Records:
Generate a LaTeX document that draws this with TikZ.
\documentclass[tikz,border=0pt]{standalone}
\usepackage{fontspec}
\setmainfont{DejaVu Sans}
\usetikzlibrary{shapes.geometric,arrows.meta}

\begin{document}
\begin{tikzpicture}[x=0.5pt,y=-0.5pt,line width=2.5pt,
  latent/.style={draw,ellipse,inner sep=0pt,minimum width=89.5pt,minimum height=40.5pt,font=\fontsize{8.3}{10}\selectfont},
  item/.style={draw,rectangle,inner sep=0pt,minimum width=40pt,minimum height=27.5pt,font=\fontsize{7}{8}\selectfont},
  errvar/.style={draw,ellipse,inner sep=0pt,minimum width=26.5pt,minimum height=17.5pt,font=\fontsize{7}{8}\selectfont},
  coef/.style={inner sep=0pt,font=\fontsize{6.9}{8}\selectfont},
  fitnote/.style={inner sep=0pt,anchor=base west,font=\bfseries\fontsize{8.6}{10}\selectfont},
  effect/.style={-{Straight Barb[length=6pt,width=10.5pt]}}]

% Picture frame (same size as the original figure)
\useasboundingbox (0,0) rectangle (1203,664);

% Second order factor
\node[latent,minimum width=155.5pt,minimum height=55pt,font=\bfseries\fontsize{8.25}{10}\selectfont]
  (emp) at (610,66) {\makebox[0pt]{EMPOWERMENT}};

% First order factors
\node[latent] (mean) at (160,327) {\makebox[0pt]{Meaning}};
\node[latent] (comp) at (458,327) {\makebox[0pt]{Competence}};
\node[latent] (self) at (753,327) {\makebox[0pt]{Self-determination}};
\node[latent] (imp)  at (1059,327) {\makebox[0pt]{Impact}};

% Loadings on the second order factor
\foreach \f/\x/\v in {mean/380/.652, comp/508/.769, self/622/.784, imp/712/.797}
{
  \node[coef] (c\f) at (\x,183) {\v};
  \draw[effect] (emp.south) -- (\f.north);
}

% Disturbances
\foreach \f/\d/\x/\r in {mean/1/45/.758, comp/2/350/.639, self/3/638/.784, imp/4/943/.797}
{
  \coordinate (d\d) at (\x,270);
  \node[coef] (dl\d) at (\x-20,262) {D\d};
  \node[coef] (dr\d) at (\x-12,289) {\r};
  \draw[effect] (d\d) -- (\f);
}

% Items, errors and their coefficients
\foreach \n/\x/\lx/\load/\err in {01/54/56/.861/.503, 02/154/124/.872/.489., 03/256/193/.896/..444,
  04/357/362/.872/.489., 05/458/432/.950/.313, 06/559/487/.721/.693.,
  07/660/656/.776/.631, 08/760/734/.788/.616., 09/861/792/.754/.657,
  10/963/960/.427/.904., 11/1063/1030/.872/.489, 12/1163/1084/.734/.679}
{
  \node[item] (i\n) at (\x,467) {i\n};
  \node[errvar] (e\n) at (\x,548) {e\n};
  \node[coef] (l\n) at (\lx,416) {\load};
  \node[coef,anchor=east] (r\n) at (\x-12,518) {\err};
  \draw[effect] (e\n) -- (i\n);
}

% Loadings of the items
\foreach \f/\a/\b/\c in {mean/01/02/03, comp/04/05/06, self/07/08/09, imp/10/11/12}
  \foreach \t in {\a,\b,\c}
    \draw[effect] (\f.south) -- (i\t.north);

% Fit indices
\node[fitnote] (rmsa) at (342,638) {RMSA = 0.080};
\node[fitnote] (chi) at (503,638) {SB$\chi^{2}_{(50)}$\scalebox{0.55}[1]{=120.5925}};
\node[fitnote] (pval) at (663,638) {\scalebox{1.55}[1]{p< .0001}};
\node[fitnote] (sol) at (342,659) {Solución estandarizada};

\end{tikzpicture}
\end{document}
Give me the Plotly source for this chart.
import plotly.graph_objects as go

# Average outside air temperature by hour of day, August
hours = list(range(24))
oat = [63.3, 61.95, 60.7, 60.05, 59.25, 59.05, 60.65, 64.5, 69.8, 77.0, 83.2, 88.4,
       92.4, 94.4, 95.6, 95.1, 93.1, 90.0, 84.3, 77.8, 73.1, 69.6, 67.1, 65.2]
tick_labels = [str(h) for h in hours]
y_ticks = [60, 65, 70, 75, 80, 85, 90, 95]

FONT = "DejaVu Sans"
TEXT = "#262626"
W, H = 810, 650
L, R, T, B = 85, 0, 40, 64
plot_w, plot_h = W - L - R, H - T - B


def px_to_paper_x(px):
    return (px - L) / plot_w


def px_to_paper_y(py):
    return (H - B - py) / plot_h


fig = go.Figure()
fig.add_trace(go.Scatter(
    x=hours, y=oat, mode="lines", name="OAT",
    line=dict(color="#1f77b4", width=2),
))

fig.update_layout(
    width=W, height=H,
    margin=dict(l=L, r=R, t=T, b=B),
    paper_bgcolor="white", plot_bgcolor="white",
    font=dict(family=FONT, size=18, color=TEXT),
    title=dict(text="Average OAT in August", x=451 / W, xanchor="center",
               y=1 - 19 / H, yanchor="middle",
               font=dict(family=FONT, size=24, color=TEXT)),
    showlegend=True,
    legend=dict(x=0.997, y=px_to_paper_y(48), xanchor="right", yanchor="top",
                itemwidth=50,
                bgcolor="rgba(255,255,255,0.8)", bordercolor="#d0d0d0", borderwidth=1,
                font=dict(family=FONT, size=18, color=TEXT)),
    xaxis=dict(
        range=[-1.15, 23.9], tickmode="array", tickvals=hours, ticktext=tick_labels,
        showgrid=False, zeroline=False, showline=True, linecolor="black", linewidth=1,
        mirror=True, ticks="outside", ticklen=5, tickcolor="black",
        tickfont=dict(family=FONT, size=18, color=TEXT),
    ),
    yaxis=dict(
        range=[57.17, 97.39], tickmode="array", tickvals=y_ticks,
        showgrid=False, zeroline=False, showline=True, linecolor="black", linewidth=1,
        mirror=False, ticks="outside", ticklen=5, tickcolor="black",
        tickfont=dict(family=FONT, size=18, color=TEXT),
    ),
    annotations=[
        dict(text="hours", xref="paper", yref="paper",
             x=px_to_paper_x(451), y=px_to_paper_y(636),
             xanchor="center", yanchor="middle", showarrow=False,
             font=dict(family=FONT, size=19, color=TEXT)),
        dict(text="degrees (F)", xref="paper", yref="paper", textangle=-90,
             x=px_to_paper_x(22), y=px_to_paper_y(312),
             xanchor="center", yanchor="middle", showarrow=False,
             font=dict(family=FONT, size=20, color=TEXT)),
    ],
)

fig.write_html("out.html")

Given request
Using the data above, repeat every line exactly.

Output of the exercise
Generate a LaTeX document that draws this with TikZ.
\documentclass[tikz,border=0pt]{standalone}
\usepackage{fontspec}
\setmainfont{DejaVu Sans}
\usetikzlibrary{shapes.geometric,arrows.meta}

\begin{document}
\begin{tikzpicture}[x=0.5pt,y=-0.5pt,line width=2.5pt,
  latent/.style={draw,ellipse,inner sep=0pt,minimum width=89.5pt,minimum height=40.5pt,font=\fontsize{8.3}{10}\selectfont},
  item/.style={draw,rectangle,inner sep=0pt,minimum width=40pt,minimum height=27.5pt,font=\fontsize{7}{8}\selectfont},
  errvar/.style={draw,ellipse,inner sep=0pt,minimum width=26.5pt,minimum height=17.5pt,font=\fontsize{7}{8}\selectfont},
  coef/.style={inner sep=0pt,font=\fontsize{6.9}{8}\selectfont},
  fitnote/.style={inner sep=0pt,anchor=base west,font=\bfseries\fontsize{8.6}{10}\selectfont},
  effect/.style={-{Straight Barb[length=6pt,width=10.5pt]}}]

% Picture frame (same size as the original figure)
\useasboundingbox (0,0) rectangle (1203,664);

% Second order factor
\node[latent,minimum width=155.5pt,minimum height=55pt,font=\bfseries\fontsize{8.25}{10}\selectfont]
  (emp) at (610,66) {\makebox[0pt]{EMPOWERMENT}};

% First order factors
\node[latent] (mean) at (160,327) {\makebox[0pt]{Meaning}};
\node[latent] (comp) at (458,327) {\makebox[0pt]{Competence}};
\node[latent] (self) at (753,327) {\makebox[0pt]{Self-determination}};
\node[latent] (imp)  at (1059,327) {\makebox[0pt]{Impact}};

% Loadings on the second order factor
\foreach \f/\x/\v in {mean/380/.652, comp/508/.769, self/622/.784, imp/712/.797}
{
  \node[coef] (c\f) at (\x,183) {\v};
  \draw[effect] (emp.south) -- (\f.north);
}

% Disturbances
\foreach \f/\d/\x/\r in {mean/1/45/.758, comp/2/350/.639, self/3/638/.784, imp/4/943/.797}
{
  \coordinate (d\d) at (\x,270);
  \node[coef] (dl\d) at (\x-20,262) {D\d};
  \node[coef] (dr\d) at (\x-12,289) {\r};
  \draw[effect] (d\d) -- (\f);
}

% Items, errors and their coefficients
\foreach \n/\x/\lx/\load/\err in {01/54/56/.861/.503, 02/154/124/.872/.489., 03/256/193/.896/..444,
  04/357/362/.872/.489., 05/458/432/.950/.313, 06/559/487/.721/.693.,
  07/660/656/.776/.631, 08/760/734/.788/.616., 09/861/792/.754/.657,
  10/963/960/.427/.904., 11/1063/1030/.872/.489, 12/1163/1084/.734/.679}
{
  \node[item] (i\n) at (\x,467) {i\n};
  \node[errvar] (e\n) at (\x,548) {e\n};
  \node[coef] (l\n) at (\lx,416) {\load};
  \node[coef,anchor=east] (r\n) at (\x-12,518) {\err};
  \draw[effect] (e\n) -- (i\n);
}

% Loadings of the items
\foreach \f/\a/\b/\c in {mean/01/02/03, comp/04/05/06, self/07/08/09, imp/10/11/12}
  \foreach \t in {\a,\b,\c}
    \draw[effect] (\f.south) -- (i\t.north);

% Fit indices
\node[fitnote] (rmsa) at (342,638) {RMSA = 0.080};
\node[fitnote] (chi) at (503,638) {SB$\chi^{2}_{(50)}$\scalebox{0.55}[1]{=120.5925}};
\node[fitnote] (pval) at (663,638) {\scalebox{1.55}[1]{p< .0001}};
\node[fitnote] (sol) at (342,659) {Solución estandarizada};

\end{tikzpicture}
\end{document}
Give me the Plotly source for this chart.
import plotly.graph_objects as go

# Average outside air temperature by hour of day, August
hours = list(range(24))
oat = [63.3, 61.95, 60.7, 60.05, 59.25, 59.05, 60.65, 64.5, 69.8, 77.0, 83.2, 88.4,
       92.4, 94.4, 95.6, 95.1, 93.1, 90.0, 84.3, 77.8, 73.1, 69.6, 67.1, 65.2]
tick_labels = [str(h) for h in hours]
y_ticks = [60, 65, 70, 75, 80, 85, 90, 95]

FONT = "DejaVu Sans"
TEXT = "#262626"
W, H = 810, 650
L, R, T, B = 85, 0, 40, 64
plot_w, plot_h = W - L - R, H - T - B


def px_to_paper_x(px):
    return (px - L) / plot_w


def px_to_paper_y(py):
    return (H - B - py) / plot_h


fig = go.Figure()
fig.add_trace(go.Scatter(
    x=hours, y=oat, mode="lines", name="OAT",
    line=dict(color="#1f77b4", width=2),
))

fig.update_layout(
    width=W, height=H,
    margin=dict(l=L, r=R, t=T, b=B),
    paper_bgcolor="white", plot_bgcolor="white",
    font=dict(family=FONT, size=18, color=TEXT),
    title=dict(text="Average OAT in August", x=451 / W, xanchor="center",
               y=1 - 19 / H, yanchor="middle",
               font=dict(family=FONT, size=24, color=TEXT)),
    showlegend=True,
    legend=dict(x=0.997, y=px_to_paper_y(48), xanchor="right", yanchor="top",
                itemwidth=50,
                bgcolor="rgba(255,255,255,0.8)", bordercolor="#d0d0d0", borderwidth=1,
                font=dict(family=FONT, size=18, color=TEXT)),
    xaxis=dict(
        range=[-1.15, 23.9], tickmode="array", tickvals=hours, ticktext=tick_labels,
        showgrid=False, zeroline=False, showline=True, linecolor="black", linewidth=1,
        mirror=True, ticks="outside", ticklen=5, tickcolor="black",
        tickfont=dict(family=FONT, size=18, color=TEXT),
    ),
    yaxis=dict(
        range=[57.17, 97.39], tickmode="array", tickvals=y_ticks,
        showgrid=False, zeroline=False, showline=True, linecolor="black", linewidth=1,
        mirror=False, ticks="outside", ticklen=5, tickcolor="black",
        tickfont=dict(family=FONT, size=18, color=TEXT),
    ),
    annotations=[
        dict(text="hours", xref="paper", yref="paper",
             x=px_to_paper_x(451), y=px_to_paper_y(636),
             xanchor="center", yanchor="middle", showarrow=False,
             font=dict(family=FONT, size=19, color=TEXT)),
        dict(text="degrees (F)", xref="paper", yref="paper", textangle=-90,
             x=px_to_paper_x(22), y=px_to_paper_y(312),
             xanchor="center", yanchor="middle", showarrow=False,
             font=dict(family=FONT, size=20, color=TEXT)),
    ],
)

fig.write_html("out.html")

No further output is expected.